I have not reported any problems myself, but notice the topic comes up often in the newsgroups. The general reaction is the same as yours.

However, Garmin has an Error Report Form on their cartography page. They presumably forward the reports to Navteq, who supply their maps. Navteq has a Driver Feedback page on their web site. Both companies seem to take it more seriously than a simple feel-good PR effort.

Corrections cannot be quick. I suppose our reports get collected and collated with many others into a list for the next time a road crew visits the area, then the correction gets into a new map release that we can buy one or two years later, when we have forgotten our tiny contribution. Intersections, though, might be done faster from aerial photos.

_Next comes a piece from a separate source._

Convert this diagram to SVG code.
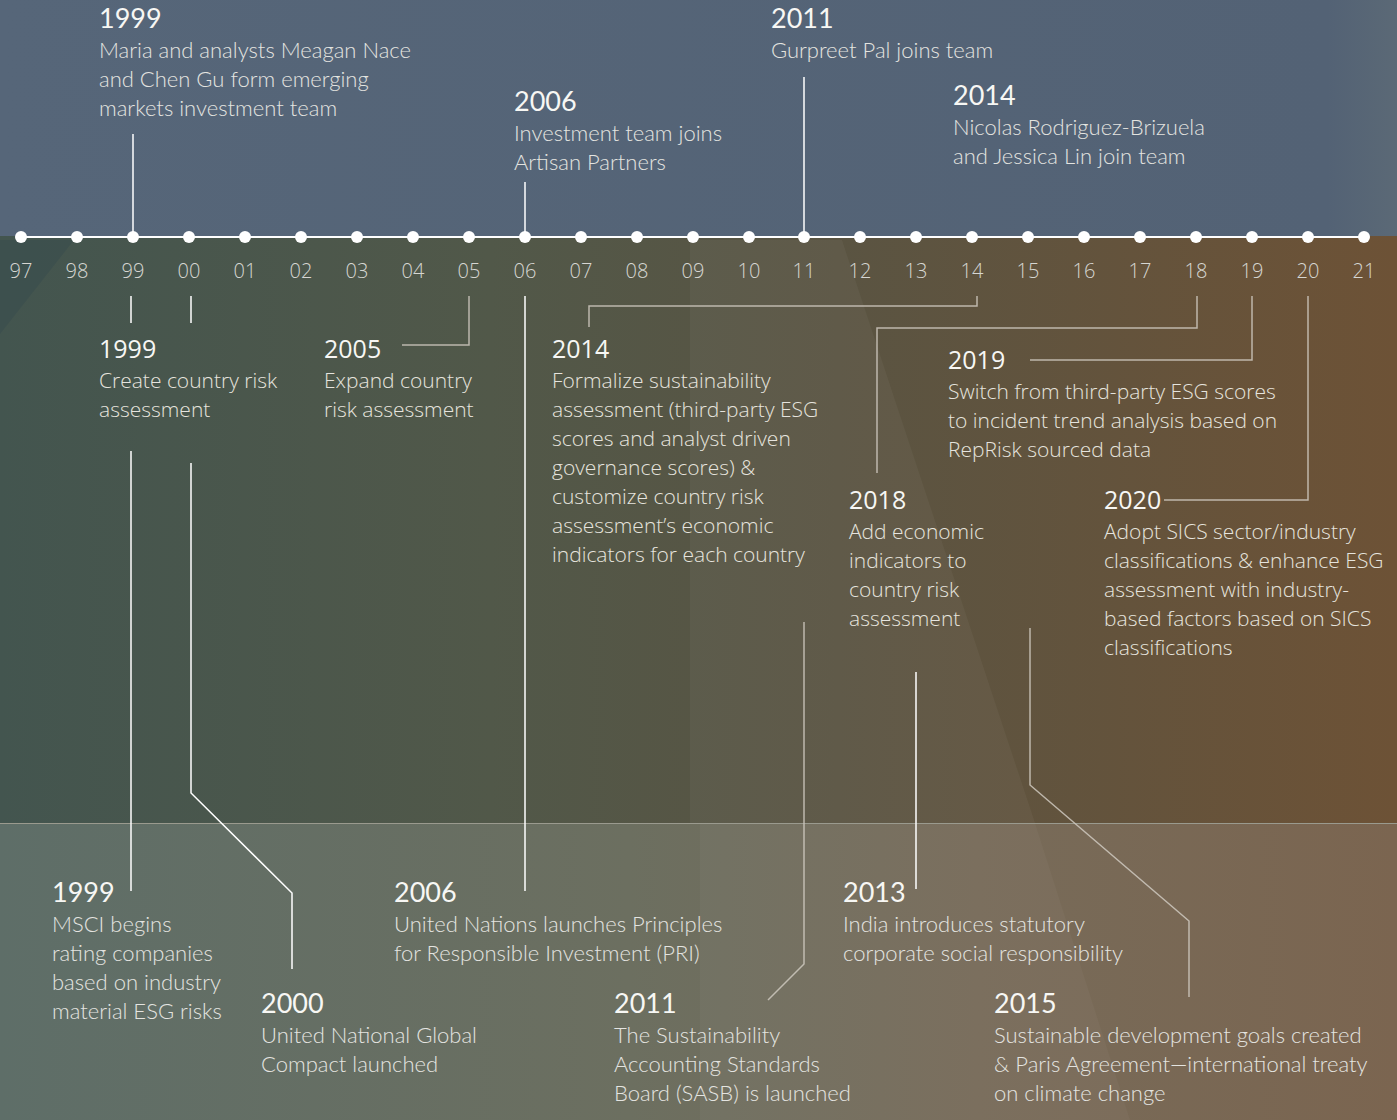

Anybody else? I too would like to know if these reports are worth the trouble.

Fred


Offline jblodgett

which GPS for trans Am touring?
« Reply #29 on: October 28, 2005, 12:10:54 pm »
In 1998 my wife and I did the the Great Divide mountain bike route.  I used a GPS III and had stored all of the major waypoints for the route in it.  I used a solar panel from Solar World, and connected it to a NiCad battery pack and to the GPS.  When the sun was out, the solar panel charged the battery pack and powered the GPS.  When the sun was not out, the battery pack powered the GPS until that ran down, and after that the alkaline batteries internal to the GPS took over.  In 2500 miles of riding, I never lost GPS once due to loss of power. I never had to change the alkaline batteries either. People laughed at me for being such a geek but I never got lost and they did.